Fitch says Egypt Banks’ FX liquidity to improve as transfer cap ends
Fitch says Egypt Banks’ FX liquidity to improve as transfer cap ends: Egypt’s removal of FX transfer limits will help to restore confidence in the economy and attract foreign investments, increasing the availability of FC and helping banks provide more lending needed by FC borrowers, particularly importers, Fitch Ratings says. “We expect a greater inflow from foreign investors now that the Central Bank of Egypt (CBE) has ended the USD 100K annual cap on the amount that account holders can transfer outside Egypt. The removal of the cap last month, a requirement of Egypt’s lending program with the IMF, should reduce foreign investors’ concerns that investments could be trapped in Egypt,” the agency said in a statement picked up by Reuters. Fitch notes that the banking sector’s FX-denominated loan-deposit ratio is still too high despite falling 3.7 bps in 1Q17, but expects these to given the weak operating environment and a falling EGP.
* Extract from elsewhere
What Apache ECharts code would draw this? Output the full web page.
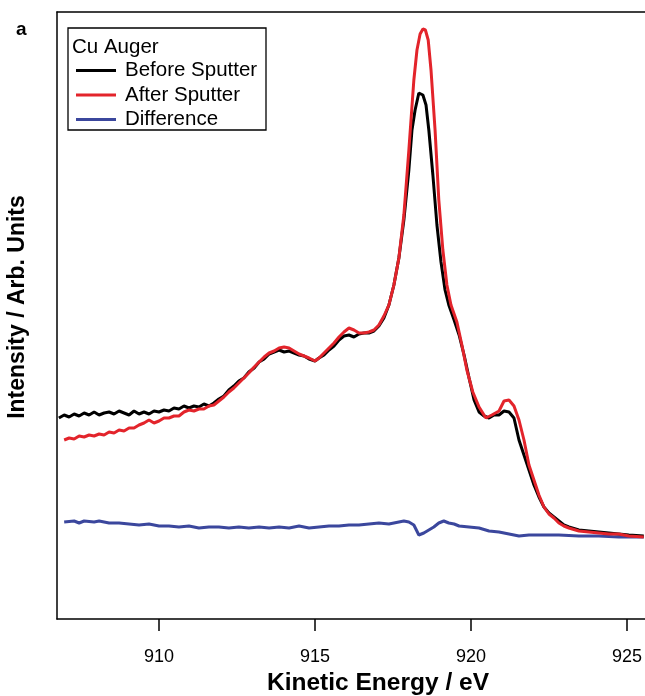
<!DOCTYPE html>
<html>
<head>
<meta charset="utf-8">
<script src="https://cdn.jsdelivr.net/npm/echarts@6/dist/echarts.min.js"></script>
<style>html,body{margin:0;padding:0;background:#fff}#c{width:645px;height:696px}</style>
</head>
<body>
<div id="c"></div>
<script>
// Kinetic energy (eV) and intensity (arb. units)
var beforeE = [906.79,906.96,907.12,907.28,907.44,907.60,907.76,907.92,908.08,908.24,908.40,908.56,908.72,908.88,909.04,909.20,909.36,909.52,909.68,909.84,910.00,910.16,910.32,910.48,910.64,910.80,910.96,911.12,911.28,911.44,911.60,911.76,911.92,912.08,912.24,912.40,912.56,912.72,912.88,913.05,913.21,913.37,913.53,913.69,913.85,914.01,914.17,914.33,914.49,914.65,914.81,915.00,915.13,915.29,915.45,915.61,915.77,915.93,916.09,916.25,916.41,916.57,916.73,916.89,917.05,917.21,917.37,917.53,917.69,917.85,918.01,918.11,918.21,918.33,918.46,918.56,918.65,918.78,918.91,919.04,919.17,919.29,919.46,919.62,919.78,919.94,920.10,920.26,920.42,920.58,920.74,920.90,921.06,921.22,921.38,921.54,921.70,921.86,922.02,922.18,922.34,922.50,922.66,922.82,922.98,923.14,923.46,923.78,924.10,924.42,924.74,925.06,925.54];
var beforeI = [200,203,201,204,202,205,203,206,203,205,206,204,207,205,203,207,204,206,204,207,206,208,207,210,209,212,210,212,211,214,212,215,219,222,228,232,237,240,246,250,256,259,264,266,268,266,267,265,263,262,259,257,260,263,268,272,278,282,283,281,284,285,285,287,292,300,313,333,360,398,448,488,508,525,523,513,488,443,393,356,328,313,298,283,263,240,218,206,202,200,203,203,207,206,200,178,163,148,133,121,111,105,101,97,93,91,88,87,86,85,84,83,82];

var afterE = [906.96,907.12,907.28,907.44,907.60,907.76,907.92,908.08,908.24,908.40,908.56,908.72,908.88,909.04,909.20,909.36,909.52,909.68,909.84,910.00,910.16,910.32,910.48,910.64,910.80,910.96,911.12,911.28,911.44,911.60,911.76,911.92,912.08,912.24,912.40,912.56,912.72,912.88,913.05,913.21,913.37,913.53,913.69,913.85,914.01,914.17,914.33,914.49,914.65,914.81,915.00,915.13,915.29,915.45,915.61,915.77,915.93,916.09,916.25,916.41,916.57,916.73,916.89,917.05,917.21,917.37,917.53,917.69,917.85,918.01,918.17,918.27,918.37,918.46,918.54,918.63,918.72,918.85,918.97,919.10,919.23,919.36,919.55,919.71,919.87,920.06,920.26,920.48,920.67,920.90,921.06,921.22,921.38,921.54,921.70,921.86,922.02,922.18,922.34,922.50,922.66,922.82,922.98,923.14,923.46,923.78,924.10,924.42,924.74,925.06,925.54];
var afterI = [178,180,179,182,181,183,182,184,183,186,185,188,187,190,190,193,195,198,195,197,200,200,202,202,206,208,207,209,209,212,213,217,221,226,230,235,240,245,251,256,261,265,267,270,271,270,267,264,262,260,257,260,265,270,275,281,286,290,288,285,285,286,288,293,302,313,333,360,403,468,538,568,584,589,588,578,548,488,418,368,333,313,296,273,248,226,211,200,203,207,217,218,212,198,178,153,138,123,111,104,100,95,92,90,87,86,85,84,84,82,81];

var diffE = [906.96,907.28,907.44,907.60,907.92,908.08,908.40,908.72,909.04,909.36,909.68,910.00,910.32,910.64,910.96,911.28,911.60,911.92,912.24,912.56,912.88,913.21,913.53,913.85,914.17,914.49,914.81,915.13,915.45,915.77,916.09,916.41,916.73,917.05,917.37,917.69,917.85,918.01,918.17,918.33,918.49,918.65,918.81,918.97,919.13,919.29,919.46,919.62,919.94,920.26,920.58,920.90,921.22,921.54,921.86,922.18,922.50,922.82,923.46,924.10,924.74,925.54];
var diffI = [96,97,95,97,96,97,95,95,94,93,94,92,92,91,92,90,91,91,90,91,90,91,90,91,90,92,90,91,92,92,93,93,94,95,94,96,97,96,93,83,85,88,91,95,97,95,94,92,91,90,87,86,84,82,83,83,83,83,82,82,81,81];

var xTicks = [910, 915, 920, 925];
var seriesNames = ['Before Sputter', 'After Sputter', 'Difference'];
var legendTitle = 'Cu Auger';

function pairs(xs, ys) { return xs.map(function (x, i) { return [x, ys[i]]; }); }

var sans = '"Liberation Sans",Arial,Helvetica,sans-serif';

var chart = echarts.init(document.getElementById('c'), null, {renderer: 'canvas'});
chart.setOption({
  animation: false,
  backgroundColor: '#fff',
  grid: {left: 57, right: 0, top: 12, bottom: 77, containLabel: false, outerBoundsMode: 'none'},
  xAxis: [{
    type: 'value', min: 906.73, max: 925.58, position: 'bottom',
    name: 'Kinetic Energy / eV', nameLocation: 'middle', nameGap: 50,
    nameTextStyle: {fontFamily: sans, fontWeight: 'bold', fontSize: 24.5, color: '#000',
      padding: [0, 0, 0, 54]},
    axisLine: {show: true, onZero: false, lineStyle: {color: '#000', width: 1.5}},
    axisTick: {show: true, length: 12, lineStyle: {color: '#000', width: 1.5},
      customValues: xTicks},
    axisLabel: {color: '#000', fontFamily: sans, fontSize: 18, margin: 29,
      customValues: xTicks},
    splitLine: {show: false}
  }, {
    type: 'value', min: 906.73, max: 925.58, position: 'top',
    axisLine: {show: true, onZero: false, lineStyle: {color: '#000', width: 1.5}},
    axisTick: {show: false}, axisLabel: {show: false}, splitLine: {show: false}
  }],
  yAxis: {
    type: 'value', min: -1, max: 606,
    axisLine: {show: true, onZero: false, lineStyle: {color: '#000', width: 1.5}},
    axisTick: {show: false}, axisLabel: {show: false}, splitLine: {show: false}
  },
  legend: {
    orient: 'vertical', left: 71, top: 55, itemWidth: 40, itemHeight: 3, itemGap: 3.5,
    icon: 'rect',
    data: seriesNames,
    textStyle: {fontFamily: sans, fontSize: 20.5, color: '#000', lineHeight: 20, padding: [0, 0, 0, 4]}
  },
  graphic: [
    {type: 'rect', z: 100, silent: true,
      shape: {x: 68, y: 28, width: 198, height: 102}, style: {fill: null, stroke: '#000', lineWidth: 1.3}},
    {type: 'text', z: 100, x: 72, y: 47,
      style: {text: legendTitle, font: '20.5px ' + sans, fill: '#000', verticalAlign: 'middle'}},
    {type: 'text', z: 100, x: 16, y: 30,
      style: {text: 'a', font: 'bold 19px ' + sans, fill: '#000', verticalAlign: 'middle'}},
    {type: 'text', z: 100, x: 18, y: 307, rotation: Math.PI / 2,
      style: {text: 'Intensity / Arb. Units', font: 'bold 23px ' + sans, fill: '#000',
        align: 'center', verticalAlign: 'middle'}}
  ],
  series: [
    {name: seriesNames[0], type: 'line', data: pairs(beforeE, beforeI), showSymbol: false,
      lineStyle: {color: '#000000', width: 3}, itemStyle: {color: '#000000'}, z: 3},
    {name: seriesNames[1], type: 'line', data: pairs(afterE, afterI), showSymbol: false,
      lineStyle: {color: '#e3242b', width: 3}, itemStyle: {color: '#e3242b'}, z: 4},
    {name: seriesNames[2], type: 'line', data: pairs(diffE, diffI), showSymbol: false,
      lineStyle: {color: '#3b479d', width: 3}, itemStyle: {color: '#3b479d'}, z: 2}
  ]
});
</script>
</body>
</html>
Other analysts, however, believe that the move to end transfer caps will add pressure to the EGP. The threat appears to come from foreign companies repatriating profits, according to Capital Economics’ Jason Tuvey. “Look at the historical moves of the EGP. You can feel the pressure is coming,” he added. “It could be the moment of truth of Egypt’s currency. Egypt’s monetary supply has been growing by about 20% per year, while GDP has hovered below 4%. That means the EGP is losing approximately 16% of its value every year,” Focus Economy said in a research note picked up by Daily News Egypt. The risks to investors posed by a floating currency, comes from the potential for investors playing the market to lose their capital, should the currency swing dramatically, according to the report. But, in the case of Egypt, the convergence of the currency’s official exchange rate and its black market rate should give investors the confidence that the worst of the fluctuations are over.”
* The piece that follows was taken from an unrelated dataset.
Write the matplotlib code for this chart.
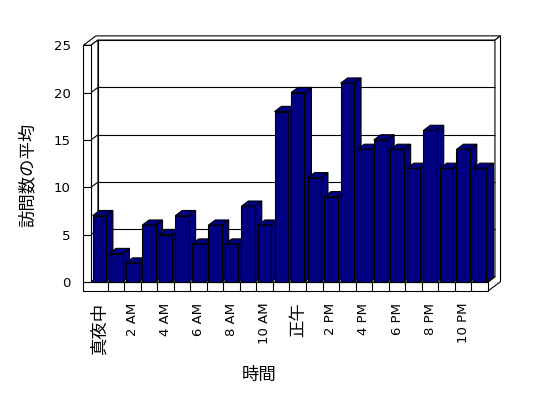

These concerns appear to be far-fetched considering Egypt’s growing net FX reserves. A report by MENA news agency citing CBE officials claim FX inflows reached USD 54 bn since the EGP was floated back in November. The banking sector had drawn in USD 20 bn, while USD 25 bn came from foreign funding by multilateral finance institutions and other sources. Foreign investors chipped in with USD 9 bn. Investment and International Cooperation Minister Sahar Nasr told Reuters on Monday that Egypt has received USD 6.5 bn in foreign direct investment in the 9M2016-17, and expects more than USD 10 bn in the next fiscal year starting in July.